While much is known about the architecture of the house, there’s little information about how Homewood was designed and used or the relationship between the building and its landscape.

To shed light on these historical aspects, Damie Stillman, UD professor emeritus of art history, Bernard Herman, Rosenberg Professor of Art History and director of UD’s Center for American Material Culture Studies, Edward Shull, landscape architect and founder of the Southern Garden History Society, were commissioned to examine Homewood House’s past.

Their findings form the basis of the “Building Homewood” exhibition.

Herman was asked to delve into the sociology of the house.

“There was very little evidence of how space was used,” he said. “No letter details life in and around the house, no lengthy architectural description penned for reasons of insurance or sale survives.…There is little more than a list of payments made to builders and a continuing stream of complaining letters from father…to son,” he writes.

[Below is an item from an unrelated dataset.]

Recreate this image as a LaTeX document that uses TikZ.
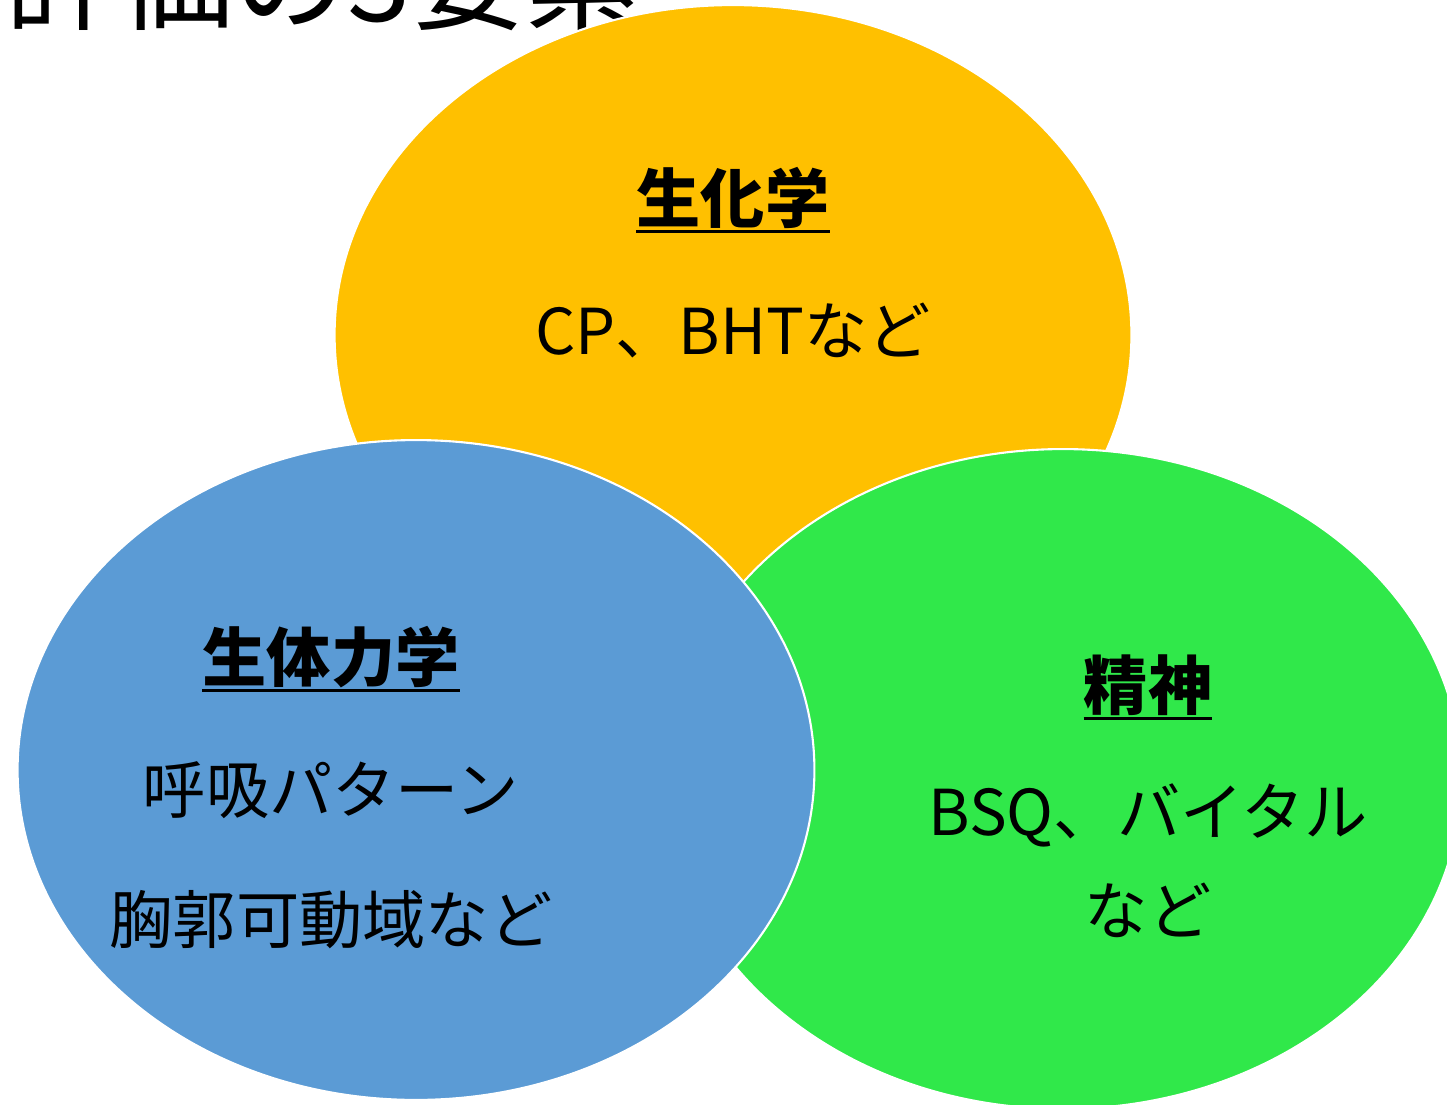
\documentclass[tikz,border=0pt]{standalone}
\usepackage{fontspec}
\setmainfont{Noto Sans CJK JP}
\usetikzlibrary{shapes.geometric}
\definecolor{cyellow}{HTML}{FFC000}
\definecolor{cblue}{HTML}{5B9BD5}
\definecolor{cgreen}{HTML}{30E84A}
\tikzset{
  blob/.style={ellipse, draw=white, line width=1.2pt, inner sep=0pt,
    minimum width=15.94cm, minimum height=13.2cm},
  head/.style={font=\fontsize{36.5}{40}\selectfont\bfseries, inner sep=0pt},
  body/.style={font=\fontsize{36}{40}\selectfont, inner sep=0pt, align=center},
  uline/.style={line width=1.7pt, black},
}
\begin{document}
\begin{tikzpicture}[x=0.02cm, y=-0.02cm]
\useasboundingbox (0,0) rectangle (1447,1105);
\clip (0,0) rectangle (1447,1105);
\node[anchor=base west, inner sep=0pt, font=\fontsize{65}{70}\selectfont] (title) at (5,22) {評価の3要素};
\node[blob, fill=cyellow] (yel) at (733,335) {};
\node[blob, fill=cgreen] (grn) at (1063,779) {};
\node[blob, fill=cblue] (blu) at (416,770) {};
\node[head] (h1) at (733,198) {生化学};
\draw[uline] ([yshift=-1.5pt]h1.south west) -- ([yshift=-1.5pt]h1.south east);
\node[body] (b1) at (733,330) {CP、BHTなど};
\node[head] (h2) at (331,657) {生体力学};
\draw[uline] ([yshift=-1.5pt]h2.south west) -- ([yshift=-1.5pt]h2.south east);
\node[body] (b2) at (331,790) {呼吸パターン};
\node[body] (b3) at (331,920) {胸郭可動域など};
\node[head] (h3) at (1148,685) {精神};
\draw[uline] ([yshift=-1.5pt]h3.south west) -- ([yshift=-1.5pt]h3.south east);
\node[body] (b4) at (1148,815) {BSQ、バイタル};
\node[body] (b5) at (1148,910) {など};
\end{tikzpicture}
\end{document}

Because the written record is sparse, Herman had to piece together a picture of life there by studying the house’s physical characteristics or how the house was used. “The physical character of Homewood is a document in its own right, one that invites a reading of its history in brick and wood, shedding light on the ways in which Charles, and to a lesser extent, Harriet, saw themselves and their households,” Herman writes in the essay that accompanies the exhibit.

What he found was that while the design of the house reflects the young Carroll’s sense of style and independence, limitations to that design during construction reflect his father’s “strategic parsimony.” The elder Carroll paid for the construction of the house.

“For the father, Homewood stood as a means for curbing the profligacy of his son; for the son, Homewood was an empty Pyrrhic victory,” Herman writes. “For Harriet, who left her house and husband in 1816, Homewood became a symbol of a domestic idyll denied.”

Stillman found that the younger Carroll designed the house with suggestions from his wife, Harriet, and examples of similar structures of the time.

The design is based on the concept of a suburban villa then in fashion in Europe that originated in ancient Rome with the Roman Pantheon and its columns and stairs, combined with a small version of a plantation, he said.

Another characteristic that made Homewood House a villa was its setting. Almost always suburban, the goal was to have a house that was less formal than town homes, smaller and in a garden or plantation-style setting. It was an attempt to get away from the city to a country setting, while staying close enough to the city to accommodate work and society.

Homewood’s architecture combines the villa with a more traditional Maryland country house design. “Somewhat less formal than a great country house, they almost look like jewel boxes,” Stillman said.